A senior defense lawyer in Australia has apologized to a judge after submitting court documents containing fake legal citations and quotes generated by artificial intelligence, according to the Associated Press.
The mistake occurred in the Supreme Court of Victoria during the case of a teenager charged with murder.
Defense lawyer Rishi Nathwani, who holds the title of King’s Counsel, admitted responsibility for the incorrect filings.
“We are deeply sorry and embarrassed for what occurred,” Nathwani told Justice James Elliott in court on Wednesday.
The inaccurate information led to a 24-hour delay in the case, which Elliott had expected to resolve that day.
On Thursday, the judge ruled the teen not guilty of murder due to mental impairment.
Court documents show the false submissions included fabricated quotes from a legislative speech and citations from Supreme Court cases that do not exist.
The errors were discovered when Elliott’s staff could not find the cited rulings and asked the defense to provide them.
The lawyers later admitted the citations “do not exist” and that the submission contained “fictitious quotes.”
Defense attorneys explained they had verified some citations but mistakenly assumed the rest were accurate.
Prosecutor Daniel Porceddu also received the filings but did not check their validity.
Elliott strongly criticized the defense, saying, “At the risk of understatement, the manner in which these events have unfolded is unsatisfactory.

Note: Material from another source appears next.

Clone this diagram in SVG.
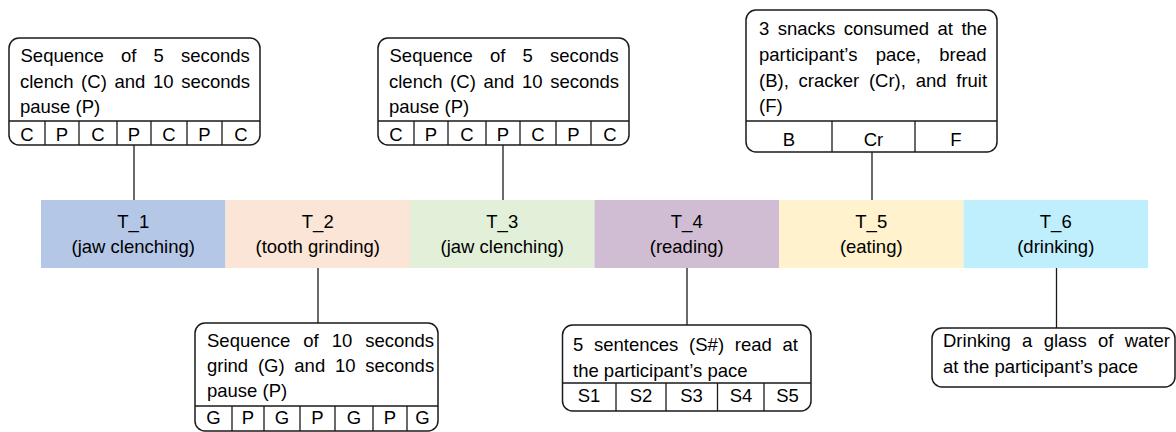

The ability of the court to rely upon the accuracy of submissions made by counsel is fundamental to the due administration of justice.”
He added that the court had issued guidelines last year for how lawyers may use AI, stressing: “It is not acceptable for artificial intelligence to be used unless the product of that use is independently and thoroughly verified.”
The court documents did not identify which AI system was used.
The mishap mirrors other recent high-profile incidents around the world where lawyers relied on AI tools that produced fictitious rulings.
In the United States in 2023, a federal judge fined two lawyers and their firm $5,000 after ChatGPT generated fake case law in an aviation injury claim.
Later that year, lawyers for Michael Cohen, former personal attorney to Donald Trump, filed papers that cited rulings invented by AI.
Cohen said he had not realized the Google tool he used was prone to “hallucinations.”
Judges elsewhere have also issued warnings.
In June, British High Court Justice Victoria Sharp said providing false material as if genuine could be treated as contempt of court or, in serious cases, perverting the course of justice—an offense that carries a maximum penalty of life in prison.